Short task:
Reproduce all the material exactly, minus any pictures it holds.

Dataset section:
## start

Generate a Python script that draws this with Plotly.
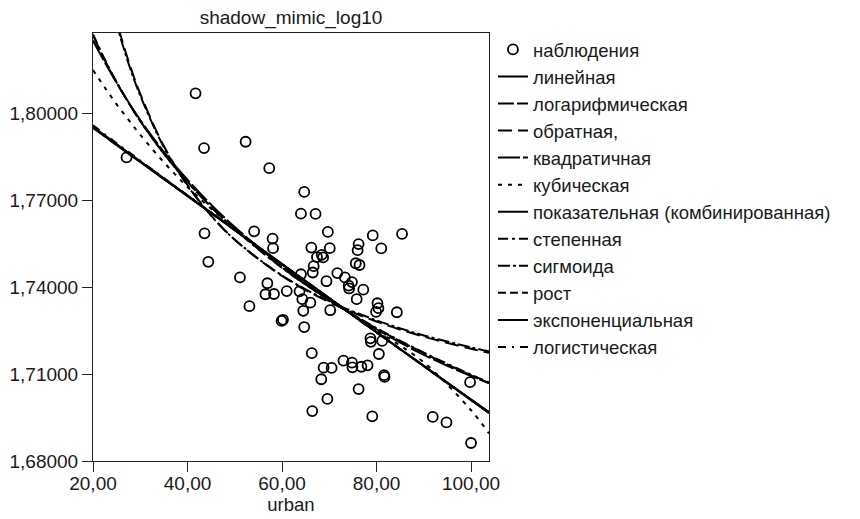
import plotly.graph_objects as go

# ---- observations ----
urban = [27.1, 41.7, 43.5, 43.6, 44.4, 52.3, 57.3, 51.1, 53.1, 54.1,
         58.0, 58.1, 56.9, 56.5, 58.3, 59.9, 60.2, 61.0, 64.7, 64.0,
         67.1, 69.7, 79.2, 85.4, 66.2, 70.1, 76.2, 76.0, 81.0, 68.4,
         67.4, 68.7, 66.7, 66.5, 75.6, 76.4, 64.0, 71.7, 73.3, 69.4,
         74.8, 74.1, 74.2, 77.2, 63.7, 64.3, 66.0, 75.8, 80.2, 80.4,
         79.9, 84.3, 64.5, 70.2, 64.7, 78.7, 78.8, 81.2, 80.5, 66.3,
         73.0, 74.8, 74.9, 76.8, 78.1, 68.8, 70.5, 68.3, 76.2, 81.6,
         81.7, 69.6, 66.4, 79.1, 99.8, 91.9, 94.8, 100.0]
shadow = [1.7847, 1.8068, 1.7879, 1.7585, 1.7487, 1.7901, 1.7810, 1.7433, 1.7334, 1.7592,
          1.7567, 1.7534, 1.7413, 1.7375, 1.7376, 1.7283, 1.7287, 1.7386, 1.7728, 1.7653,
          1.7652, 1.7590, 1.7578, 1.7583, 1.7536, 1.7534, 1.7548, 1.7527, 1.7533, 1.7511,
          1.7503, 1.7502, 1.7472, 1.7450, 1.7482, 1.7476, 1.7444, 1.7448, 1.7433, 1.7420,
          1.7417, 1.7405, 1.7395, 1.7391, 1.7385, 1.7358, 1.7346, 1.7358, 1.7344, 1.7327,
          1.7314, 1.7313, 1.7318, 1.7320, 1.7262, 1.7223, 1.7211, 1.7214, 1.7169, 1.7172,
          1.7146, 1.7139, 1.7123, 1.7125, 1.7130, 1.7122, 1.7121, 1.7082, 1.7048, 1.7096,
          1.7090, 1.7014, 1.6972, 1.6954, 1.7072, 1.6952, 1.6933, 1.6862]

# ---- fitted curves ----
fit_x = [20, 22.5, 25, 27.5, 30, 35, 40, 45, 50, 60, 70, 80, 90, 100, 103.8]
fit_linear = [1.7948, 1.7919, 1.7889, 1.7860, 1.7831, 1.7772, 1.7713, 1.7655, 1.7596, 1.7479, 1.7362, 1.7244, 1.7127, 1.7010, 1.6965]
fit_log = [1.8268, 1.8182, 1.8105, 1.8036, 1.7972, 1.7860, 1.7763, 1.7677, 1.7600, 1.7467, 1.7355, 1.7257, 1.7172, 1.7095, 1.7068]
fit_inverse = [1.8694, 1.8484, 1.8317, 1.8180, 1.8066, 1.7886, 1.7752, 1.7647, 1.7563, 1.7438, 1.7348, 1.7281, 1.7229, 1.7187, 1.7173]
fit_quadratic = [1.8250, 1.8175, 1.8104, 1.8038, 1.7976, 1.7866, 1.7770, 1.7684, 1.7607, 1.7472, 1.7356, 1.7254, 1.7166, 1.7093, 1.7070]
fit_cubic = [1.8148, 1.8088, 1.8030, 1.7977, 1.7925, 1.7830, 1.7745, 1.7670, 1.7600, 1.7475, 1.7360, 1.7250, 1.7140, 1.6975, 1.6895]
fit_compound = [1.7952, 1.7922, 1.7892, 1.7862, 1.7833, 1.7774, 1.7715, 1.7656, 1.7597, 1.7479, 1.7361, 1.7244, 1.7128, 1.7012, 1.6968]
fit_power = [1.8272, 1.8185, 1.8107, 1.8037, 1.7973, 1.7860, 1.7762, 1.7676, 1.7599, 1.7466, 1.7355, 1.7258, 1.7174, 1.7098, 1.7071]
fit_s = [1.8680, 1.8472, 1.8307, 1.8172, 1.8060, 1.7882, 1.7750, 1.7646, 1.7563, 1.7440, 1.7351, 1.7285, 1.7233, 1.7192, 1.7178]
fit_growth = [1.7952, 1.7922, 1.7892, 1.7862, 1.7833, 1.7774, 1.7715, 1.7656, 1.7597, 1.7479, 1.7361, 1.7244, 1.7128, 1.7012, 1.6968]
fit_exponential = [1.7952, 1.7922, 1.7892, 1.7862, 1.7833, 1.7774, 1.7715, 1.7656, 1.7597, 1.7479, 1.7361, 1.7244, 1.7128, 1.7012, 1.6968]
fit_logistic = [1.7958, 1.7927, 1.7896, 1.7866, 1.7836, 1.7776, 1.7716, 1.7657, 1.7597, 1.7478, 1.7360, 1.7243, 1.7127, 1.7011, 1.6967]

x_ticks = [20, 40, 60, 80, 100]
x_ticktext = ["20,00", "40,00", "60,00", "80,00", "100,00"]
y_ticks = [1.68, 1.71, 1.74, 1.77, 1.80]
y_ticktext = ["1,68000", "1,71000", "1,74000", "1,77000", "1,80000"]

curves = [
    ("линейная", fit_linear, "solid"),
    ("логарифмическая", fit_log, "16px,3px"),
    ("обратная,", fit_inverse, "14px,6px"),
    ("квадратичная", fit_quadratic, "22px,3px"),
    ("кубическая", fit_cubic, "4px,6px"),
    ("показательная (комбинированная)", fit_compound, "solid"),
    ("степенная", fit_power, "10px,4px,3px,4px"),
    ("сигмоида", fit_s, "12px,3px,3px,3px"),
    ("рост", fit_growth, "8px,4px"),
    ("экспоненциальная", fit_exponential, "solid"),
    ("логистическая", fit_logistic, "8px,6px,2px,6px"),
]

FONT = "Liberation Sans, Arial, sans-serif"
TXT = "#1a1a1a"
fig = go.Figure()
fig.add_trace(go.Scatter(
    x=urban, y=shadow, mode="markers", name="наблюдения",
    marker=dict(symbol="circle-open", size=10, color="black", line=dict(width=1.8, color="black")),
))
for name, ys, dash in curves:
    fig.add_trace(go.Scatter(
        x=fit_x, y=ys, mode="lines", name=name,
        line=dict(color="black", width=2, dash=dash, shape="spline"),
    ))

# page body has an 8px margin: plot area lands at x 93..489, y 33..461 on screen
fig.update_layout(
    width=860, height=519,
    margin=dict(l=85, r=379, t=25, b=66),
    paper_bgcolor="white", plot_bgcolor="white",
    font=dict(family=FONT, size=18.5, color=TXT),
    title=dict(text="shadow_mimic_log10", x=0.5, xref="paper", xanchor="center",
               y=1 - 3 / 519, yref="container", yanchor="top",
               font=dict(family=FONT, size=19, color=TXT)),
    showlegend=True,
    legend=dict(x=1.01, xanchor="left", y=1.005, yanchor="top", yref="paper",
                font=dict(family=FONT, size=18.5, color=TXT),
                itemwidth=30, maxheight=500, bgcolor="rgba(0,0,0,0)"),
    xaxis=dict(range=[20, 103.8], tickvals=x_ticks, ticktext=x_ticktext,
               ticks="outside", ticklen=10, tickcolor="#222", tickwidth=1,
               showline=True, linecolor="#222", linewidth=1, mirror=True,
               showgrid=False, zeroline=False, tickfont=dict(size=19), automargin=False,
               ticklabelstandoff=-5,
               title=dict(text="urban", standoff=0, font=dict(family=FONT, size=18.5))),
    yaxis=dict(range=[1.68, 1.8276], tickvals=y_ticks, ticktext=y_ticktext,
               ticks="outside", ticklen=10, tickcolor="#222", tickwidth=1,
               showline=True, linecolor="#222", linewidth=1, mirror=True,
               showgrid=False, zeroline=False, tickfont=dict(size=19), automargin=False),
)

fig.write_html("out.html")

## end

Exercise response:
Generate a Python script that draws this with Plotly.
import plotly.graph_objects as go

# ---- observations ----
urban = [27.1, 41.7, 43.5, 43.6, 44.4, 52.3, 57.3, 51.1, 53.1, 54.1,
         58.0, 58.1, 56.9, 56.5, 58.3, 59.9, 60.2, 61.0, 64.7, 64.0,
         67.1, 69.7, 79.2, 85.4, 66.2, 70.1, 76.2, 76.0, 81.0, 68.4,
         67.4, 68.7, 66.7, 66.5, 75.6, 76.4, 64.0, 71.7, 73.3, 69.4,
         74.8, 74.1, 74.2, 77.2, 63.7, 64.3, 66.0, 75.8, 80.2, 80.4,
         79.9, 84.3, 64.5, 70.2, 64.7, 78.7, 78.8, 81.2, 80.5, 66.3,
         73.0, 74.8, 74.9, 76.8, 78.1, 68.8, 70.5, 68.3, 76.2, 81.6,
         81.7, 69.6, 66.4, 79.1, 99.8, 91.9, 94.8, 100.0]
shadow = [1.7847, 1.8068, 1.7879, 1.7585, 1.7487, 1.7901, 1.7810, 1.7433, 1.7334, 1.7592,
          1.7567, 1.7534, 1.7413, 1.7375, 1.7376, 1.7283, 1.7287, 1.7386, 1.7728, 1.7653,
          1.7652, 1.7590, 1.7578, 1.7583, 1.7536, 1.7534, 1.7548, 1.7527, 1.7533, 1.7511,
          1.7503, 1.7502, 1.7472, 1.7450, 1.7482, 1.7476, 1.7444, 1.7448, 1.7433, 1.7420,
          1.7417, 1.7405, 1.7395, 1.7391, 1.7385, 1.7358, 1.7346, 1.7358, 1.7344, 1.7327,
          1.7314, 1.7313, 1.7318, 1.7320, 1.7262, 1.7223, 1.7211, 1.7214, 1.7169, 1.7172,
          1.7146, 1.7139, 1.7123, 1.7125, 1.7130, 1.7122, 1.7121, 1.7082, 1.7048, 1.7096,
          1.7090, 1.7014, 1.6972, 1.6954, 1.7072, 1.6952, 1.6933, 1.6862]

# ---- fitted curves ----
fit_x = [20, 22.5, 25, 27.5, 30, 35, 40, 45, 50, 60, 70, 80, 90, 100, 103.8]
fit_linear = [1.7948, 1.7919, 1.7889, 1.7860, 1.7831, 1.7772, 1.7713, 1.7655, 1.7596, 1.7479, 1.7362, 1.7244, 1.7127, 1.7010, 1.6965]
fit_log = [1.8268, 1.8182, 1.8105, 1.8036, 1.7972, 1.7860, 1.7763, 1.7677, 1.7600, 1.7467, 1.7355, 1.7257, 1.7172, 1.7095, 1.7068]
fit_inverse = [1.8694, 1.8484, 1.8317, 1.8180, 1.8066, 1.7886, 1.7752, 1.7647, 1.7563, 1.7438, 1.7348, 1.7281, 1.7229, 1.7187, 1.7173]
fit_quadratic = [1.8250, 1.8175, 1.8104, 1.8038, 1.7976, 1.7866, 1.7770, 1.7684, 1.7607, 1.7472, 1.7356, 1.7254, 1.7166, 1.7093, 1.7070]
fit_cubic = [1.8148, 1.8088, 1.8030, 1.7977, 1.7925, 1.7830, 1.7745, 1.7670, 1.7600, 1.7475, 1.7360, 1.7250, 1.7140, 1.6975, 1.6895]
fit_compound = [1.7952, 1.7922, 1.7892, 1.7862, 1.7833, 1.7774, 1.7715, 1.7656, 1.7597, 1.7479, 1.7361, 1.7244, 1.7128, 1.7012, 1.6968]
fit_power = [1.8272, 1.8185, 1.8107, 1.8037, 1.7973, 1.7860, 1.7762, 1.7676, 1.7599, 1.7466, 1.7355, 1.7258, 1.7174, 1.7098, 1.7071]
fit_s = [1.8680, 1.8472, 1.8307, 1.8172, 1.8060, 1.7882, 1.7750, 1.7646, 1.7563, 1.7440, 1.7351, 1.7285, 1.7233, 1.7192, 1.7178]
fit_growth = [1.7952, 1.7922, 1.7892, 1.7862, 1.7833, 1.7774, 1.7715, 1.7656, 1.7597, 1.7479, 1.7361, 1.7244, 1.7128, 1.7012, 1.6968]
fit_exponential = [1.7952, 1.7922, 1.7892, 1.7862, 1.7833, 1.7774, 1.7715, 1.7656, 1.7597, 1.7479, 1.7361, 1.7244, 1.7128, 1.7012, 1.6968]
fit_logistic = [1.7958, 1.7927, 1.7896, 1.7866, 1.7836, 1.7776, 1.7716, 1.7657, 1.7597, 1.7478, 1.7360, 1.7243, 1.7127, 1.7011, 1.6967]

x_ticks = [20, 40, 60, 80, 100]
x_ticktext = ["20,00", "40,00", "60,00", "80,00", "100,00"]
y_ticks = [1.68, 1.71, 1.74, 1.77, 1.80]
y_ticktext = ["1,68000", "1,71000", "1,74000", "1,77000", "1,80000"]

curves = [
    ("линейная", fit_linear, "solid"),
    ("логарифмическая", fit_log, "16px,3px"),
    ("обратная,", fit_inverse, "14px,6px"),
    ("квадратичная", fit_quadratic, "22px,3px"),
    ("кубическая", fit_cubic, "4px,6px"),
    ("показательная (комбинированная)", fit_compound, "solid"),
    ("степенная", fit_power, "10px,4px,3px,4px"),
    ("сигмоида", fit_s, "12px,3px,3px,3px"),
    ("рост", fit_growth, "8px,4px"),
    ("экспоненциальная", fit_exponential, "solid"),
    ("логистическая", fit_logistic, "8px,6px,2px,6px"),
]

FONT = "Liberation Sans, Arial, sans-serif"
TXT = "#1a1a1a"
fig = go.Figure()
fig.add_trace(go.Scatter(
    x=urban, y=shadow, mode="markers", name="наблюдения",
    marker=dict(symbol="circle-open", size=10, color="black", line=dict(width=1.8, color="black")),
))
for name, ys, dash in curves:
    fig.add_trace(go.Scatter(
        x=fit_x, y=ys, mode="lines", name=name,
        line=dict(color="black", width=2, dash=dash, shape="spline"),
    ))

# page body has an 8px margin: plot area lands at x 93..489, y 33..461 on screen
fig.update_layout(
    width=860, height=519,
    margin=dict(l=85, r=379, t=25, b=66),
    paper_bgcolor="white", plot_bgcolor="white",
    font=dict(family=FONT, size=18.5, color=TXT),
    title=dict(text="shadow_mimic_log10", x=0.5, xref="paper", xanchor="center",
               y=1 - 3 / 519, yref="container", yanchor="top",
               font=dict(family=FONT, size=19, color=TXT)),
    showlegend=True,
    legend=dict(x=1.01, xanchor="left", y=1.005, yanchor="top", yref="paper",
                font=dict(family=FONT, size=18.5, color=TXT),
                itemwidth=30, maxheight=500, bgcolor="rgba(0,0,0,0)"),
    xaxis=dict(range=[20, 103.8], tickvals=x_ticks, ticktext=x_ticktext,
               ticks="outside", ticklen=10, tickcolor="#222", tickwidth=1,
               showline=True, linecolor="#222", linewidth=1, mirror=True,
               showgrid=False, zeroline=False, tickfont=dict(size=19), automargin=False,
               ticklabelstandoff=-5,
               title=dict(text="urban", standoff=0, font=dict(family=FONT, size=18.5))),
    yaxis=dict(range=[1.68, 1.8276], tickvals=y_ticks, ticktext=y_ticktext,
               ticks="outside", ticklen=10, tickcolor="#222", tickwidth=1,
               showline=True, linecolor="#222", linewidth=1, mirror=True,
               showgrid=False, zeroline=False, tickfont=dict(size=19), automargin=False),
)

fig.write_html("out.html")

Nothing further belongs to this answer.